Government approves Galilee Basin SDA to farmers’ dismay
LANDHOLDERS aren't happy, but the State Government says it has worked hard to minimise the impact on them after officially approving the Galilee Basin State Development Area.
Up to 28,000 jobs are expected to be created by the declaration, which supports the development of two multi-use rail corridors that could service six potential mines.
The SDA covers 106,000 hectares and directly affects 74 landholders, far less than the 1.8 million hectares and 1400 landholders affected by the draft plan.
But that is of little comfort to one of the 74 landholders, Shontae Moran, from Double D Station near Clermont.
Ms Moran received the news that the SDA had been approved on Friday afternoon in a phone call that she said made her feel physically sick.
"It's premature, it's unnecessary, and in a time of drought it's a whole other layer of stress we really didn't need," she said.
"We've put off projects for five years not knowing what mining companies are doing.
"Mining is definitely a pillar of the economy that has the potential for strong economic growth, but they shouldn't be doing that at the expense of those already contributing to the economy."
Development, Infrastructure and Planning Minister Jeff Seeney said they had listened to concerns by reducing the SDA's size by 94%.
Resource proponents will be able to access two corridors totalling 690 kilometres, one from the southern and one from the central end of the Basin.

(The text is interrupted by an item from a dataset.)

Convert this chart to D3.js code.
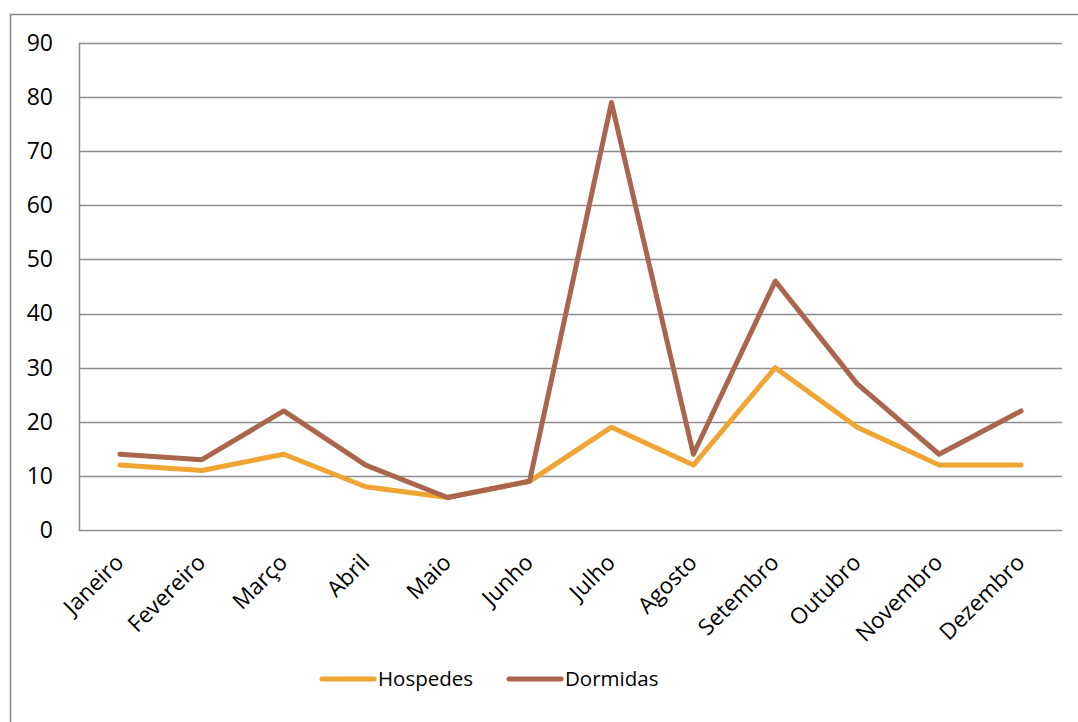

The SDA is about 500 metres wide, but once more detailed rail designs are approved by the Coordinator-General the rail corridor will be reduced to about 60 to 100 metres.
Mr Seeney (above) said while the government was excited about the economic benefits that proposed mines could deliver, it had a commitment to ensure landholders' rights were respected.
"This SDA does not take away the rights of the 74 landholders within the corridors to directly negotiate with resource companies to minimise impacts on day-to-day management of livestock, placement of important infrastructure such as cattle yards, or the effective management of water flow," he said.
"It's important landholders understand where there are property yards, watering facilities or other infrastructure within the SDA. Proponents will be required to either pay compensation to the landowner or relocate that infrastructure to another part of the landholder's property."
The Coordinator-General will soon finalise a development scheme which will set out the objectives of the SDA and assess land use changes and new infrastructure proposals.
Ms Moran is hoping a sunset clause will be included, so if the mines are not advanced in a certain period the SDA expires.